-- START OF SUPPLIED DATA --

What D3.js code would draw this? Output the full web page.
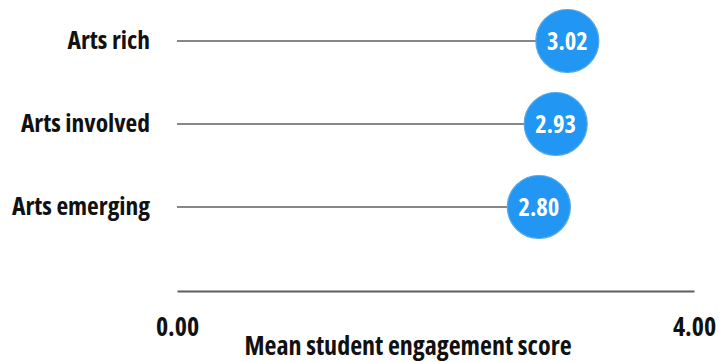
<!DOCTYPE html>
<html>
<head>
<meta charset="utf-8">
<script src="https://cdn.jsdelivr.net/npm/d3@7"></script>
<style>
  html, body { margin: 0; padding: 0; background: #fff; }
  svg text { font-family: "Open Sans", "DejaVu Sans Condensed", sans-serif; font-stretch: 75%; font-weight: 700; }
</style>
</head>
<body>
<svg id="chart" width="719" height="362"></svg>
<script>
// Mean student engagement by school arts level
const categories = ["Arts rich", "Arts involved", "Arts emerging"];
const scores = [3.02, 2.93, 2.80];
const axisTicks = [0, 4];
const axisTitle = "Mean student engagement score";

const svg = d3.select("#chart");

const x = d3.scaleLinear().domain([0, 4]).range([177, 694]);
const y = d3.scalePoint().domain(categories).range([41, 207]);
const axisY = 291;

// stems from zero to each score
svg.selectAll("line.stem")
  .data(categories)
  .join("line")
  .attr("class", "stem")
  .attr("x1", x(0))
  .attr("x2", (d, i) => x(scores[i]))
  .attr("y1", d => y(d))
  .attr("y2", d => y(d))
  .attr("stroke", "#5f5f5f")
  .attr("stroke-width", 1.6);

// category labels
svg.selectAll("text.cat")
  .data(categories)
  .join("text")
  .attr("class", "cat")
  .attr("x", 150)
  .attr("y", d => y(d))
  .attr("dy", "0.32em")
  .attr("text-anchor", "end")
  .attr("font-size", 25.5)
  .attr("fill", "#111")
  .text(d => d);

// value bubbles
const dots = svg.selectAll("g.dot")
  .data(categories)
  .join("g")
  .attr("class", "dot")
  .attr("transform", (d, i) => `translate(${x(scores[i])},${y(d)})`);

dots.append("circle")
  .attr("r", 31.5)
  .attr("fill", "#2196f3")
  .attr("stroke", "#58a8e8")
  .attr("stroke-width", 1.2);

dots.append("text")
  .attr("text-anchor", "middle")
  .attr("dy", "0.36em")
  .attr("font-size", 24.5)
  .attr("fill", "#fff")
  .text((d, i) => d3.format(".2f")(scores[i]));

// x axis
const axis = svg.append("g")
  .attr("transform", `translate(0,${axisY})`)
  .call(d3.axisBottom(x).tickValues(axisTicks).tickFormat(d3.format(".2f")).tickSize(0).tickPadding(27));

axis.select(".domain").attr("stroke", "#5f5f5f").attr("stroke-width", 1.8);
axis.selectAll(".tick text")
  .attr("font-size", 26)
  .attr("fill", "#111");
axis.attr("font-family", null);

svg.append("text")
  .attr("x", 408)
  .attr("y", 355)
  .attr("text-anchor", "middle")
  .attr("font-size", 26)
  .attr("fill", "#111")
  .text(axisTitle);
</script>
</body>
</html>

-- END OF SUPPLIED DATA --

- WHAT NEEDS TO BE DONE -
Make an exact copy of all the material, but keep the pictures out of it.

- SOLUTION -
What D3.js code would draw this? Output the full web page.
<!DOCTYPE html>
<html>
<head>
<meta charset="utf-8">
<script src="https://cdn.jsdelivr.net/npm/d3@7"></script>
<style>
  html, body { margin: 0; padding: 0; background: #fff; }
  svg text { font-family: "Open Sans", "DejaVu Sans Condensed", sans-serif; font-stretch: 75%; font-weight: 700; }
</style>
</head>
<body>
<svg id="chart" width="719" height="362"></svg>
<script>
// Mean student engagement by school arts level
const categories = ["Arts rich", "Arts involved", "Arts emerging"];
const scores = [3.02, 2.93, 2.80];
const axisTicks = [0, 4];
const axisTitle = "Mean student engagement score";

const svg = d3.select("#chart");

const x = d3.scaleLinear().domain([0, 4]).range([177, 694]);
const y = d3.scalePoint().domain(categories).range([41, 207]);
const axisY = 291;

// stems from zero to each score
svg.selectAll("line.stem")
  .data(categories)
  .join("line")
  .attr("class", "stem")
  .attr("x1", x(0))
  .attr("x2", (d, i) => x(scores[i]))
  .attr("y1", d => y(d))
  .attr("y2", d => y(d))
  .attr("stroke", "#5f5f5f")
  .attr("stroke-width", 1.6);

// category labels
svg.selectAll("text.cat")
  .data(categories)
  .join("text")
  .attr("class", "cat")
  .attr("x", 150)
  .attr("y", d => y(d))
  .attr("dy", "0.32em")
  .attr("text-anchor", "end")
  .attr("font-size", 25.5)
  .attr("fill", "#111")
  .text(d => d);

// value bubbles
const dots = svg.selectAll("g.dot")
  .data(categories)
  .join("g")
  .attr("class", "dot")
  .attr("transform", (d, i) => `translate(${x(scores[i])},${y(d)})`);

dots.append("circle")
  .attr("r", 31.5)
  .attr("fill", "#2196f3")
  .attr("stroke", "#58a8e8")
  .attr("stroke-width", 1.2);

dots.append("text")
  .attr("text-anchor", "middle")
  .attr("dy", "0.36em")
  .attr("font-size", 24.5)
  .attr("fill", "#fff")
  .text((d, i) => d3.format(".2f")(scores[i]));

// x axis
const axis = svg.append("g")
  .attr("transform", `translate(0,${axisY})`)
  .call(d3.axisBottom(x).tickValues(axisTicks).tickFormat(d3.format(".2f")).tickSize(0).tickPadding(27));

axis.select(".domain").attr("stroke", "#5f5f5f").attr("stroke-width", 1.8);
axis.selectAll(".tick text")
  .attr("font-size", 26)
  .attr("fill", "#111");
axis.attr("font-family", null);

svg.append("text")
  .attr("x", 408)
  .attr("y", 355)
  .attr("text-anchor", "middle")
  .attr("font-size", 26)
  .attr("fill", "#111")
  .text(axisTitle);
</script>
</body>
</html>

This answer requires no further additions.